Skip all pictures. Write out the data below from its first line through the line that contains "const yDecades = [-6, -5, -4, -3, -2, -1, 0];".
-=-=-=-=-
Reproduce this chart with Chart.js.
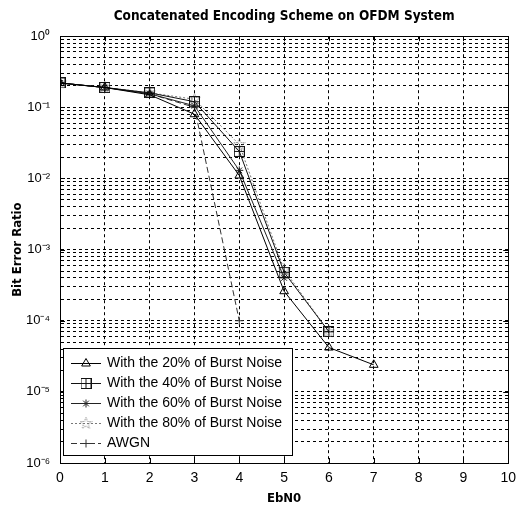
<!DOCTYPE html>
<html>
<head>
<meta charset="utf-8">
<script src="https://cdn.jsdelivr.net/npm/chart.js@4.4.0/dist/chart.umd.min.js"></script>
<style>
  body { margin: 0; background: #fff; }
</style>
</head>
<body>
<canvas id="myChart" width="523" height="507"></canvas>
<script>
// values
const ebn0 = [0, 1, 2, 3, 4, 5, 6, 7];
const burst20 = [0.22, 0.19, 0.15, 0.08, 0.011, 2.6e-4, 4.2e-5, 2.4e-5];
const burst40 = [0.22, 0.19, 0.16, 0.12, 0.024, 4.8e-4, 7e-5];
const burst60 = [0.22, 0.19, 0.155, 0.105, 0.013, 4e-4];
const burst80 = [0.22, 0.19, 0.16, 0.13, 0.03, 5.2e-4, 7e-5];
const awgn = [0.22, 0.19, 0.155, 0.1, 1e-4];
const seriesNames = [
  'With the 20% of Burst Noise',
  'With the 40% of Burst Noise',
  'With the 60% of Burst Noise',
  'With the 80% of Burst Noise',
  'AWGN',
];
const xTicks = [0, 1, 2, 3, 4, 5, 6, 7, 8, 9, 10];
const yDecades = [-6, -5, -4, -3, -2, -1, 0];

const FONT = "'Liberation Sans', Arial, sans-serif";
const NARROW = "'Liberation Sans Narrow', 'DejaVu Sans Condensed', 'Liberation Sans', sans-serif";

function toPoints(ys) {
  return ys.map((y, i) => ({x: ebn0[i], y: y}));
}

// square with a plus inside (matlab 'square' + '+')
function boxPlus(color) {
  const c = document.createElement('canvas');
  c.width = 11; c.height = 11;
  const g = c.getContext('2d');
  g.strokeStyle = color; g.lineWidth = 1;
  g.strokeRect(0.5, 0.5, 10, 10);
  g.beginPath();
  g.moveTo(5.5, 1); g.lineTo(5.5, 10);
  g.moveTo(1, 5.5); g.lineTo(10, 5.5);
  g.stroke();
  return c;
}

// dotted pentagram
function pentagram(color) {
  const c = document.createElement('canvas');
  c.width = 13; c.height = 13;
  const g = c.getContext('2d');
  g.strokeStyle = color; g.lineWidth = 1;
  g.setLineDash([1, 1]);
  g.beginPath();
  for (let k = 0; k < 10; k++) {
    const r = k % 2 === 0 ? 6 : 2.5;
    const a = -Math.PI / 2 + k * Math.PI / 5;
    const px = 6.5 + r * Math.cos(a), py = 6.5 + r * Math.sin(a);
    if (k === 0) g.moveTo(px, py); else g.lineTo(px, py);
  }
  g.closePath();
  g.stroke();
  return c;
}

function sup(n) {
  const digits = '⁰¹²³⁴⁵⁶⁷⁸⁹';
  const s = String(Math.abs(n)).split('').map(d => digits[+d]).join('');
  return (n < 0 ? '⁻' : '') + s;
}

const frameAndLegend = {
  id: 'frameAndLegend',
  afterLayout(chart) {
    // matlab centres the title over the axes, not the whole figure
    if (chart.titleBlock) {
      chart.titleBlock.left = chart.chartArea.left;
      chart.titleBlock.right = chart.chartArea.right;
    }
  },
  afterDatasetsDraw(chart) {
    const ctx = chart.ctx;
    const ca = chart.chartArea;
    ctx.save();
    ctx.strokeStyle = '#000';
    ctx.lineWidth = 1;
    ctx.setLineDash([]);
    ctx.strokeRect(Math.round(ca.left) + 0.5, Math.round(ca.top) + 0.5,
      Math.round(ca.right - ca.left), Math.round(ca.bottom - ca.top));

    // little inward tick marks like matlab
    const xs = chart.scales.x, ys = chart.scales.y;
    ctx.beginPath();
    xTicks.forEach(v => {
      const px = Math.round(xs.getPixelForValue(v)) + 0.5;
      ctx.moveTo(px, ca.bottom); ctx.lineTo(px, ca.bottom - 5);
      ctx.moveTo(px, ca.top); ctx.lineTo(px, ca.top + 5);
    });
    yDecades.forEach(e => {
      const py = Math.round(ys.getPixelForValue(Math.pow(10, e))) + 0.5;
      ctx.moveTo(ca.left, py); ctx.lineTo(ca.left + 5, py);
      ctx.moveTo(ca.right, py); ctx.lineTo(ca.right - 5, py);
    });
    ctx.stroke();

    // legend box, lower left inside the axes
    const x0 = Math.round(ca.left) + 3;
    const y1 = Math.round(ca.bottom) - 8;
    const y0 = y1 - 107;
    const w = 229;
    ctx.fillStyle = '#fff';
    ctx.fillRect(x0, y0, w, y1 - y0);
    ctx.strokeRect(x0 + 0.5, y0 + 0.5, w, y1 - y0);
    ctx.font = '14px ' + FONT;
    ctx.textBaseline = 'middle';
    chart.data.datasets.forEach((ds, i) => {
      const y = y0 + 15 + i * 20 + 0.5;
      ctx.strokeStyle = ds.borderColor;
      ctx.lineWidth = ds.borderWidth;
      ctx.setLineDash(ds.borderDash || []);
      ctx.beginPath();
      ctx.moveTo(x0 + 8, y);
      ctx.lineTo(x0 + 38, y);
      ctx.stroke();
      ctx.setLineDash([]);
      if (Chart.helpers && Chart.helpers.drawPoint) {
        ctx.fillStyle = 'rgba(0,0,0,0)';
        Chart.helpers.drawPoint(ctx, {
          pointStyle: ds.pointStyle,
          radius: ds.pointRadius,
          borderWidth: 1,
          rotation: 0,
        }, x0 + 23, y);
      }
      ctx.fillStyle = '#000';
      ctx.fillText(ds.label, x0 + 44, y);
    });
    ctx.restore();
  },
};

const ctx = document.getElementById('myChart');
const myChart = new Chart(ctx, {
  type: 'line',
  data: {
    datasets: [
      {
        label: seriesNames[0],
        data: toPoints(burst20),
        borderColor: '#000',
        borderWidth: 1,
        pointStyle: 'triangle',
        pointRadius: 5,
        pointBorderColor: '#000',
        pointBackgroundColor: 'rgba(0,0,0,0)',
        tension: 0,
      },
      {
        label: seriesNames[1],
        data: toPoints(burst40),
        borderColor: '#111',
        borderWidth: 1,
        pointStyle: boxPlus('#111'),
        pointRadius: 5,
        tension: 0,
      },
      {
        label: seriesNames[2],
        data: toPoints(burst60),
        borderColor: '#222',
        borderWidth: 1,
        pointStyle: 'star',
        pointRadius: 4,
        pointBorderColor: '#222',
        pointBackgroundColor: 'rgba(0,0,0,0)',
        tension: 0,
      },
      {
        label: seriesNames[3],
        data: toPoints(burst80),
        borderColor: '#777',
        borderWidth: 1,
        borderDash: [2, 2],
        pointStyle: pentagram('#777'),
        pointRadius: 6,
        tension: 0,
      },
      {
        label: seriesNames[4],
        data: toPoints(awgn),
        borderColor: '#333',
        borderWidth: 1,
        borderDash: [6, 3],
        pointStyle: 'cross',
        pointRadius: 4,
        pointBorderColor: '#333',
        tension: 0,
      },
    ],
  },
  options: {
    responsive: false,
    animation: false,
    devicePixelRatio: 1,
    layout: {padding: {left: 0, right: 7, top: 0, bottom: 0}},
    plugins: {
      legend: {display: false},
      tooltip: {enabled: false},
      title: {
        display: true,
        text: 'Concatenated Encoding Scheme on OFDM System',
        color: '#000',
        font: {family: NARROW, size: 13.5, weight: 'bold'},
        padding: {top: 8, bottom: 12},
      },
    },
    scales: {
      x: {
        type: 'linear',
        min: 0,
        max: 10,
        afterBuildTicks: (scale) => { scale.ticks = xTicks.map(v => ({value: v})); },
        afterFit: (scale) => { scale.height = 44; },
        ticks: {
          color: '#000',
          font: {family: FONT, size: 14},
          padding: 7,
          maxRotation: 0,
          autoSkip: false,
        },
        grid: {color: '#000', lineWidth: 1, drawTicks: false},
        border: {display: true, color: '#000', dash: [3, 3]},
        title: {
          display: true,
          text: 'EbN0',
          color: '#000',
          font: {family: NARROW, size: 13, weight: 'bold'},
          padding: {top: 2, bottom: 1},
        },
      },
      y: {
        type: 'logarithmic',
        min: 1e-6,
        max: 1,
        afterBuildTicks: (scale) => {
          const t = [];
          yDecades.forEach(e => {
            for (let m = 1; m <= 9; m++) {
              const v = m * Math.pow(10, e);
              if (v <= 1.0000001) t.push({value: v});
            }
          });
          scale.ticks = t;
        },
        afterFit: (scale) => { scale.width = 60; },
        ticks: {
          color: '#000',
          font: {family: FONT, size: 13},
          padding: 10,
          autoSkip: false,
          callback: (val) => {
            const e = Math.log10(val);
            if (Math.abs(e - Math.round(e)) < 1e-6) return '10' + sup(Math.round(e));
            return '';
          },
        },
        grid: {color: '#000', lineWidth: 1, drawTicks: false},
        border: {display: true, color: '#000', dash: [3, 3]},
        title: {
          display: true,
          text: 'Bit Error Ratio',
          color: '#000',
          font: {family: NARROW, size: 13, weight: 'bold'},
          padding: {top: 10, bottom: 0},
        },
      },
    },
  },
  plugins: [frameAndLegend],
});
</script>
</body>
</html>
-=-=-=-=-
**SOLUTION BELOW**
Reproduce this chart with Chart.js.
<!DOCTYPE html>
<html>
<head>
<meta charset="utf-8">
<script src="https://cdn.jsdelivr.net/npm/chart.js@4.4.0/dist/chart.umd.min.js"></script>
<style>
  body { margin: 0; background: #fff; }
</style>
</head>
<body>
<canvas id="myChart" width="523" height="507"></canvas>
<script>
// values
const ebn0 = [0, 1, 2, 3, 4, 5, 6, 7];
const burst20 = [0.22, 0.19, 0.15, 0.08, 0.011, 2.6e-4, 4.2e-5, 2.4e-5];
const burst40 = [0.22, 0.19, 0.16, 0.12, 0.024, 4.8e-4, 7e-5];
const burst60 = [0.22, 0.19, 0.155, 0.105, 0.013, 4e-4];
const burst80 = [0.22, 0.19, 0.16, 0.13, 0.03, 5.2e-4, 7e-5];
const awgn = [0.22, 0.19, 0.155, 0.1, 1e-4];
const seriesNames = [
  'With the 20% of Burst Noise',
  'With the 40% of Burst Noise',
  'With the 60% of Burst Noise',
  'With the 80% of Burst Noise',
  'AWGN',
];
const xTicks = [0, 1, 2, 3, 4, 5, 6, 7, 8, 9, 10];
const yDecades = [-6, -5, -4, -3, -2, -1, 0];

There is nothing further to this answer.